Some monarch butterflies fly directly north from California into Oregon and Washington. Others may take a route eastward, passing through Arizona, Utah and Nevada before reaching Idaho. Some of the butterflies that take this path may even have overwintered as far south as Mexico.

“Some may have come from Mexico originally, and the first generation or the overwintered individuals fly into Arizona, reproducing there and then producing the next generation of butterflies,” James said. “Which is the generation that comes up to us.”

But once they arrive, they’re here for the summer.

Monarch butterflies’ whole lives revolve around milkweed, an essential food for the insect and host for its eggs and caterpillars.

The butterflies will fly north until they reach their ideal destination, including spots throughout Idaho and Washington. They and future generations — adult monarchs live only about two to five weeks — will call Idaho home before finally flying south again around September.

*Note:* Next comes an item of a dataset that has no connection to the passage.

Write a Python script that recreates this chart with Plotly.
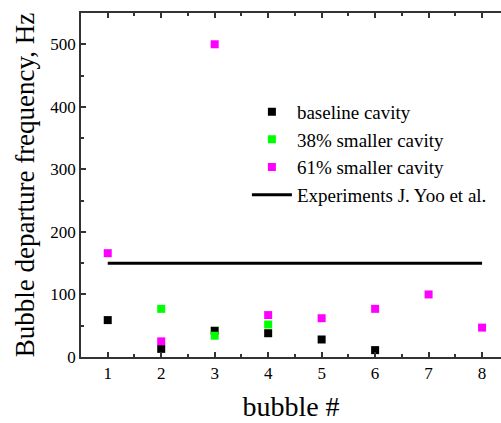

Why are populations dwindling?

In the 1980s, millions of western monarch butterflies would migrate semiyearly across North America. Today, that population has fallen by 90% to as little as a couple hundred thousand.

Between 2018 and 2020, the Xerces Society tallied a record low of fewer than 30,000 monarchs. The population has rebounded to about 347,000, according to James, but it’s still a far cry from the booming populations of the late 1900s.

Climate change and harsh weather conditions are big reasons. Yet James commended monarchs for being incredibly adaptable; they often fly over extreme desert climates for long stretches and deal with off-season snowstorms and cold spells.

But they’re not invincible. One concern for James now is the heavy rainstorms and high winds that have recently plagued coastal California.

“The outcome for our summer is dependent upon what is happening in California at the moment,” James said. “And unfortunately, it is much cooler than normal.

“The overwintered females are very old, and they’re most vulnerable, and they need to lay their eggs, and the caterpillars develop,” he continued. “And all that is being delayed by the weather that they’re having in California. So there is a big question mark over how they’re going to cope with that.”

The destruction of milkweed plants is also a determining factor in their decrease in population, James said. A big reason is the widening and extension of roadways and other urban areas, which often destroy milkweed plants.

The North American Monarch Conservation Plan, under the auspices of the U.S. Forest Service, is a multinational effort established in 2007 that aims to grow more milkweed plants to revitalize the monarch population.

“You’ll find a lot of local conservation groups are doing their part in helping, and I think it is helping,” James said, “because, in the last couple of years, monarch numbers have rebounded significantly in the West.”

How to attract and help Monarchs

While some monarchs continue flying up to Canada, after the long journey over the deserts of the Southwest, Boise is a common resting place.

“Boise is a hot spot; a lot hang around there,” James said. “Probably because of milkweed; if there’s more milkweed, then more will drop out and start reproducing, and once they start laying eggs, they then stop the migration.”

So for those wanting to assist monarch populations — and have a chance to admire them up close — the solution is simple: Plant milkweed. James recommends three types: swamp, showy and narrow-leaf

While milkweed grows naturally in Idaho and Washington, growing it in your garden will attract monarchs and other nectar-driven insects such as bees and beetles.

“I’m confident that they are able to cope with climate change, and if we can help them with providing more habitat for them, I think their future is assured,” James said. “Everybody loves monarch butterflies, so as long as we can do something for them, I think the outlook looks good.”